This is an essential walk for any photographer as it passes though some of the most spectacular landscapes in Scotland.
As part of the Trotternish ridge it has been formed by a massive landslip which has created high cliffs, hidden plateaus and pinnacles of rock. Choose a clear day and bring your camera.
The Quiraing walk is a loop, returning you to the same point (the carpark). It covers a distance of 6.8km, with the average time to complete the walk being 2 hours (with no stops).
We have classed this walk as ‘Medium’ in length and ‘Hard’ for difficulty, check the rating guide for details.
The Quiraing is situated in the north of Skye in the area known as ‘Trotternish’. The start of the walk is accessed from either of the villages of Staffin or Uig, which are joined by a single track road.
This walk is not suitable in all weather conditions. As it take you near high cliffs so it cannot be recommended in windy conditions or if it’s misty (low visibility).
The carpark is located at the highest part of the single track road 5.5miles from Uig or 2.5miles from Staffin. If traveling from Portree it is 21miles and will take about 30 minutes to drive.
The carpark is not that big so fills up quickly mid-summer, you may need to drive further along the road to find a spot.
During the summer months the local bus company Go Skye provide a shuttle bus service from Portree to the Quiraing carpark. Booking on their website is recommended.
From the very start you will realise you’re in for something special, as from the carpark you can see impressive views looking north at the ‘Prison’ and the high cliff faces.
Make sure your look through the Walk SlideShow, as it give a step by step account of what you will encounter.
Follow the path that leads north from the carpark, the path is rough under foot with steep grassy slopes on your right hand side.
As you look ahead you will see high cliffs & to the right a rock structure which is known as the Prison. From particular directions is looks like the fortress walls of an ancient Prison.
After about 10mins you will reach one of the more challenging parts that involves scrambling over a rock gorge to cross a small stream. Check the Photo Slideshow – (It is possible to navigate around this by leaving the path and heading lower down the grassy slope)
After a careful crossing the path leads on towards the Prison and then passes between the Prison and the high cliffs.

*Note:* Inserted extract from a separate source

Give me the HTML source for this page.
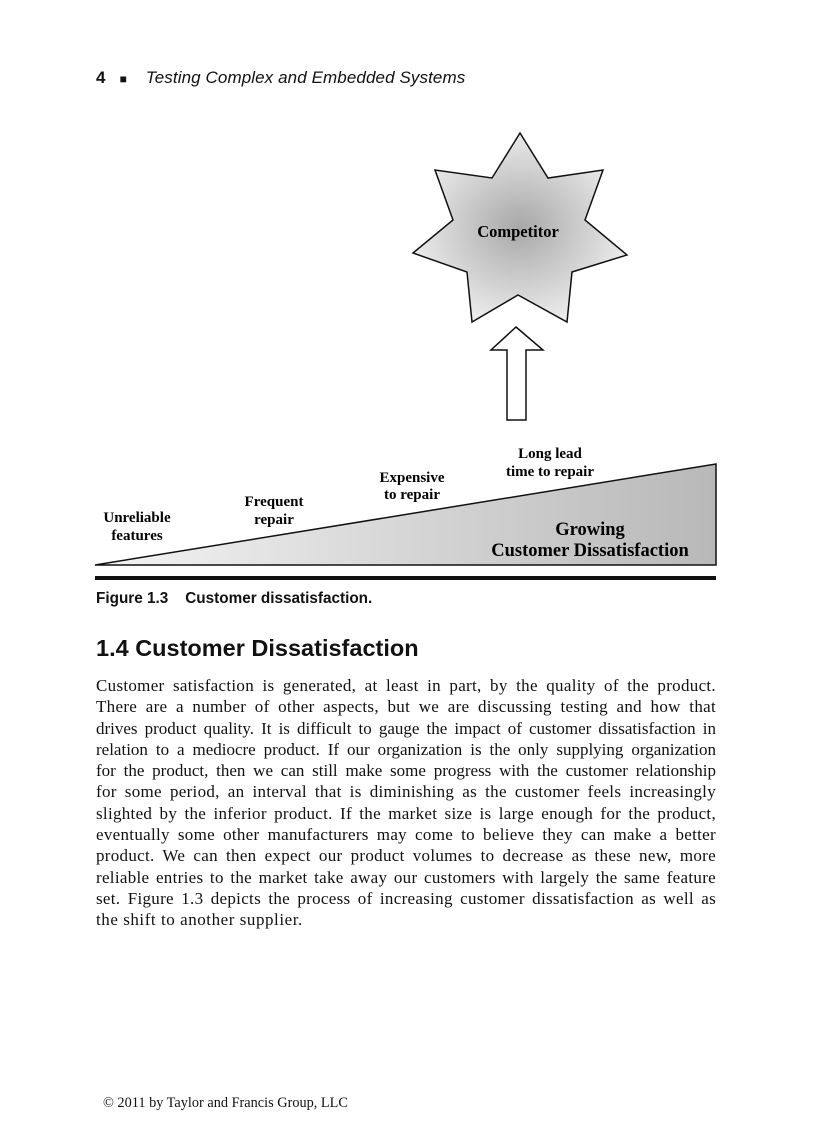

By the prison you must ascend up a bank of scree (lose gravel).
With the Prison on your right hand side if you look left you will now see some very large rock columns the largest it known as the ‘Needle’.
Just after passing both the Prison and the Needle you will come to a wire fence with a stile to cross.
Follow the path with the cliff face on your left hand side and a steep grass slope dropping down to your right.
You will start to see more rock structure in the distance and the path will drop down in to a shallow valley. The path will divide into two and is marked by a pile of rocks (see Slide Show), take the left option to keep the main cliff face on your left.
The route rises up and ahead you will see a stone wall. Cross the Wall and you will find yourself in and other small valley. The path becomes rather muddy.
With more rock structure ahead the path climbs up to eventually meet another wire fence with a simple stile to cross. This marks the half-way point.
From the fence take a hard left turn to head upwards following the cliff top. As you progress upwards at times you will be very close to the cliff edge with some huge drops (Be Careful).
The views are also huge, so take breaks to get your camera out. As you look out East you can see the village of Staffin below then the Islands of Raasay, Rona and then beyond the hills of Torridon on the Mainland.
Work your way up the slope, at times the path can be wet and muddy. The worn route becomes a ladder of turf footsteps (an interesting path).
When you get to the summit at 540m carefully look down from the cliff top to be rewarded with the spectacular landscape of the ‘Table’, a flat glassy plateau surrounded by rock formations and cliff faces.
It has been said that hundreds of years ago the Table was used by locals to hide sheep and cattle from invaders, as this hidden plateau cannot be seen from lower down.
The Table can be accessed, but does involve a scramble, so is not recommended of the average walker.
From the summit follow the path down, the main route does move away from the cliff top. If you would prefer to continue down following the cliff top (better views) then eventually that route will link back up with the main path.
There is a wire fence on the way down with a metal Gate. The path then traverses a steep grass slope, at times becoming wet and muddy.
Looking downhill you can now make out the carpark. As you continue back and downhill the path become steeper & rough.
After heading downhill the path links back with the original trail taking you back to the carpark.